I wonder how the postponed "6 strikes" will play out if they extend it to usenet traffic.
posted by Enron Hubbard at 9:17 AM on December 10, 2012


So any usenet provider worth their salt uses SSL connections. Set up a random port, use SSL, and all they have is a stream of uuencoded text data going over the pipe. Maybe they can use the headers to figure out what it is, but I'm not sure what's possible, and what's boogeyman future stuff...
posted by Lord_Pall at 10:16 AM on December 10, 2012


I had just ditched my Astraweb subscription on Saturday. Went with a server based in the Netherlands and things seem to be hunkey-dorey, for now. Still getting a steady 5.7MBps (~45Mbits of a 50Mbit connection?) out of the European server vs. Astra's US servers.

Fortunately my web-accessible, no-frills, free, and nzb-supporting usenet search engine seems to be humming along, too.

I wonder how much resistance non-US based servers will (be able to) put up against DMCA notices?
posted by porpoise at 2:28 PM on December 10, 2012


So how hard is it to get newznab up and running on win7/64 for someone who's never installed or run apache etc?

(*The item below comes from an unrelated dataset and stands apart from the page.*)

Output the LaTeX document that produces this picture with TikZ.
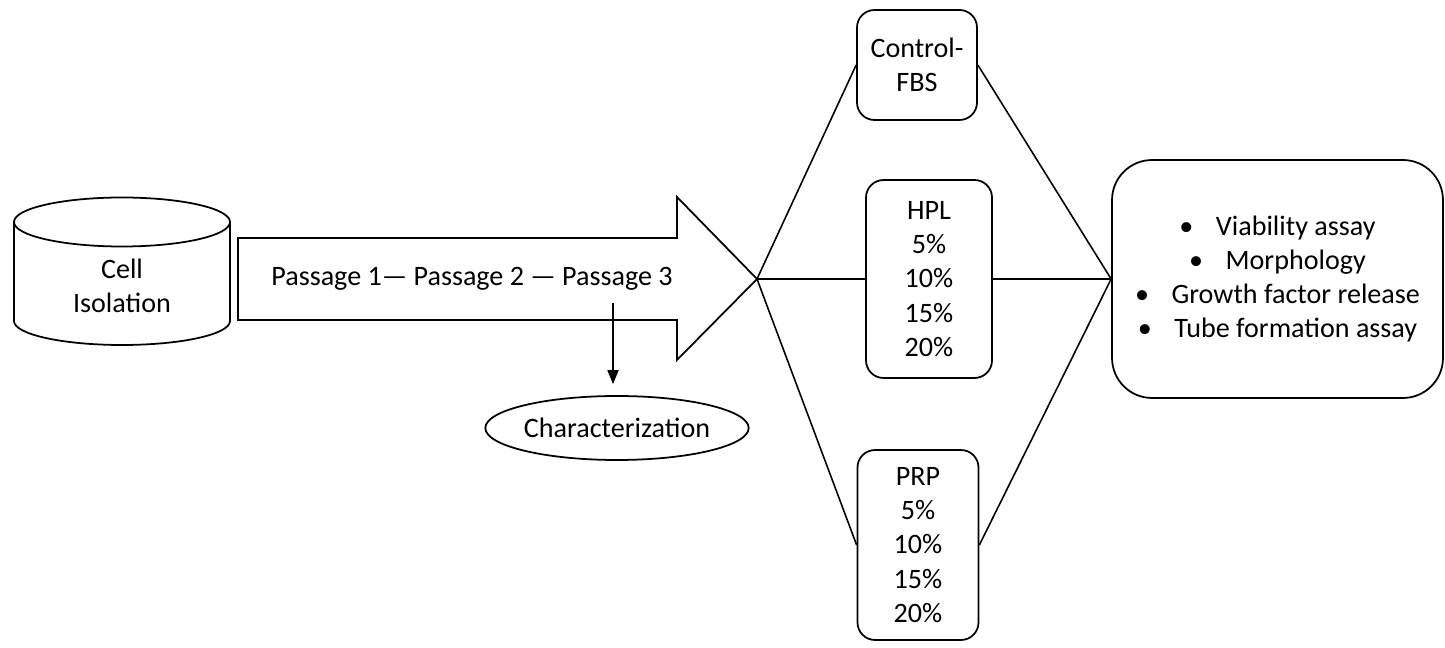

And, for that matter, will it eat all the resources on a ~2007 C2D box with 4gb ram?
posted by ROU_Xenophobe at 6:11 AM on December 11, 2012


We're gonna need a bigger disk.
posted by jbroome at 9:37 AM on December 11, 2012


kuanes: "NZBsrus is gone."

What is this then?
posted by meehawl at 10:10 AM on December 11, 2012


Matrix, Reloaded.
posted by meehawl at 10:40 AM on December 11, 2012


ROU_Xenophobe: "And, for that matter, will it eat all the resources on a ~2007 C2D box with 4gb ram?"

Disk IO seems to be the most significant bottleneck. Damn database-driven software. :P
posted by wierdo at 1:16 PM on December 11, 2012


NZBZRUS is back up today. Interesting.

Newznab is not for noobs. If you've never edited php or niggled with server settings, I don't recommend it.

SpotWeb seems to be much easier/faster, but requires fiddling in Dutch until installed, when you can switch to another language.

And yea, keeping even 15 groups fully updated and propagated is pretty much a 20 hour a day intensive process, although it only eats as much ram as your php.ini will let it and ~50% processing power. There is no threaded option for windows servers, there is for *nix.
posted by TomMelee at 1:02 PM on December 12, 2012


It occurs to me that clever people might index usenet binaries, automatically generate nzbs, and then post those nzbs themselves to usenet.

Then someone else could index that index, generate an nzb for the day's nzbs, and post *that* to a different newsgroup.
posted by ROU_Xenophobe at 11:59 AM on December 13, 2012


That's basically what Spotweb does, fyi.